Celebrating language development in the world’s Deaf communities

(September 2012) The World Federation of the Deaf has designated 23-29 September as International Week of the Deaf, preceding the International Day of the Deaf on 30 September. SIL’s involvement with Deaf populations is part of its long-standing advocacy for ethnolinguistic communities throughout the world.
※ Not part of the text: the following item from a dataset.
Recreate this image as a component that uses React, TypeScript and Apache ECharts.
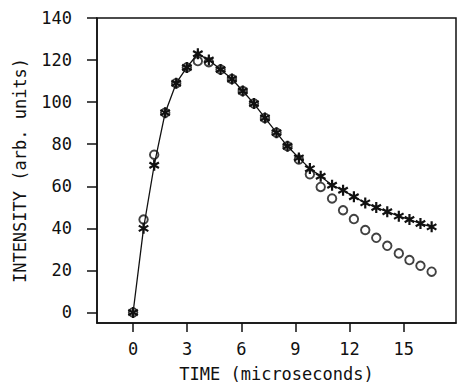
import React, { useEffect, useRef } from "react";
import * as echarts from "echarts";

// time (microseconds)
const timeValues = [0, 0.58, 1.17, 1.78, 2.39, 2.98, 3.59, 4.2, 4.85, 5.48, 6.08, 6.7, 7.31, 7.95, 8.56, 9.19, 9.8, 10.4, 11.03, 11.64, 12.24, 12.87, 13.48, 14.09, 14.73, 15.32, 15.93, 16.55];
// asterisk series (joined by the solid line)
const starValues = [0, 40, 70, 95, 109, 116.5, 123, 120, 115.5, 111, 105.3, 99.3, 92.5, 85.5, 79, 73.5, 68.4, 64.8, 60.5, 58.1, 55, 52.1, 49.9, 47.9, 45.8, 44.2, 42.3, 40.7];
// open-circle series
const circleValues = [0, 44.2, 75, 95, 109, 116.5, 119.5, 119, 115.5, 111, 105.3, 99.3, 92.5, 85.5, 79, 72.7, 65.7, 59.7, 54.2, 48.6, 44.4, 39.2, 35.5, 31.7, 28.1, 24.9, 22.2, 19.4];

const xTicks = [0, 3, 6, 9, 12, 15];
const yTicks = [0, 20, 40, 60, 80, 100, 120, 140];

const FONT = "DejaVu Sans Mono";
const ASTERISK =
  "path://M-1.2,-6L1.2,-6L1.2,6L-1.2,6Z M-5.796,-1.96L-4.596,-4.04L5.796,1.96L4.596,4.04Z M4.596,-4.04L5.796,-1.96L-4.596,4.04L-5.796,1.96Z";

export default function App() {
  const ref = useRef<HTMLDivElement>(null);
  useEffect(() => {
    if (!ref.current) return;
    const chart = echarts.init(ref.current, undefined, { renderer: "svg" });
    const stars = timeValues.map((t, i) => [t, starValues[i]]);
    const circles = timeValues.map((t, i) => [t, circleValues[i]]);
    chart.setOption({
      animation: false,
      backgroundColor: "#ffffff",
      grid: {
        left: 97,
        top: 18,
        width: 359,
        height: 305,
        outerBoundsMode: "none",
        containLabel: false,
        show: true,
        borderColor: "#111",
        borderWidth: 1.5,
        backgroundColor: "transparent",
      },
      xAxis: {
        type: "value",
        min: -2,
        max: 17.9,
        name: "TIME (microseconds)",
        nameLocation: "middle",
        nameGap: 42,
        nameTextStyle: { fontFamily: FONT, fontSize: 17, color: "#111" },
        axisLine: { show: true, onZero: false, lineStyle: { color: "#111", width: 1.5 } },
        axisTick: { show: true, length: 9, customValues: xTicks, lineStyle: { color: "#111", width: 1.5 } },
        axisLabel: { customValues: xTicks, margin: 17, fontFamily: FONT, fontSize: 17, color: "#111" },
        splitLine: { show: false },
      },
      yAxis: {
        type: "value",
        min: -5,
        max: 140,
        name: "INTENSITY (arb. units)",
        nameLocation: "middle",
        nameGap: 69,
        nameRotate: 90,
        nameTextStyle: { fontFamily: FONT, fontSize: 17, color: "#111" },
        axisLine: { show: true, onZero: false, lineStyle: { color: "#111", width: 1.5 } },
        axisTick: { show: true, length: 10, customValues: yTicks, lineStyle: { color: "#111", width: 1.5 } },
        axisLabel: { customValues: yTicks, margin: 25, fontFamily: FONT, fontSize: 17, color: "#111" },
        splitLine: { show: false },
      },
      series: [
        {
          type: "line",
          data: stars,
          symbol: ASTERISK,
          symbolSize: 11,
          symbolKeepAspect: true,
          showAllSymbol: true,
          lineStyle: { color: "#111", width: 1.3 },
          itemStyle: { color: "#111", borderWidth: 0 },
          z: 2,
        },
        {
          type: "scatter",
          data: circles,
          symbol: "circle",
          symbolSize: 8.5,
          itemStyle: { color: "transparent", borderColor: "#111", borderWidth: 1.9 },
          z: 3,
        },
      ],
    });
    return () => chart.dispose();
  }, []);
  return <div ref={ref} style={{ width: 458, height: 382, position: "absolute", left: 0, top: 0 }} />;
}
SIL’s newly restructured Global Sign Languages Team (GSLT) reflects the value SIL places on research and language development for signed languages. Because Deafness and sign languages unite people from many different countries with a commonality deeper than geographic divisions, engaging with Deaf communities requires a different organizational structure than the regionally-based initiatives that work for spoken language communities. The GSLT is building partnerships with a number of Deaf organizations to serve Deaf communities around the world. Recent events of interest include:

  • In March, the third in a series of Multilingual Deaf Education (MLDE) workshops was held in Southeast Asia, led by a diverse international staff, including two Deaf linguists. Educators from Deaf schools across the region collaborated on curriculum development and other components of effective MLDE. More than half of the participants were from within the Deaf community.
  • To date, this year’s collection of Electronic Survey Reports includes findings from sociolinguistic survey of Deaf communities in eight countries: Ecuador, Venezuela, Puerto Rico, Nicaragua, Ethiopia, Nepal, Northern Ireland and the Caribbean islands of Trinidad, St. Vincent and Grenada. Reports are in process for additional surveys recently conducted in Romania and Portugal.
  • Field testing of sign language dictionary software called SooSL (See Our Own Sign Language) is planned for Asia and the Pacific over the course of the next year. With this software, users can search a sign language dictionary according to the physical components of signs (handshape, movement, etc.), eliminating the need to depend on the written words of a spoken language.
  • SIL continues to build capacity for research and language development for signed languages. The annual summer program of SIL courses at the University of North Dakota has a special focus on signed languages. This year SIL-UND students had the opportunity to learn from several Deaf faculty members and take courses in which American Sign Language was the language of instruction. An MA thesis by Julia Ciupek-Reed, a 2012 graduate of the program, provides a description and analysis of a sign language survey in which she participated. Ciupek-Reed’s thesis was entitled “Participatory methods in sociolinguistic sign language survey: A case study in El Salvador.”
  • In 2011, a group of Deaf participants in an SIL-sponsored sign language development event in Korea decided that an organization was needed to support community development and language development in Deaf communities across the Asia-Pacific region. On 12 September 2012, Asia Pacific Sign Language Development Association (APSDA) was granted official status as an organization by the government of Japan.

The 16th edition of SIL's Ethnologue: Languages of the World (released in 2009) lists 130 signed languages, but the number of identified sign languages continues to climb with ongoing sociolinguistic survey of Deaf communities around the world.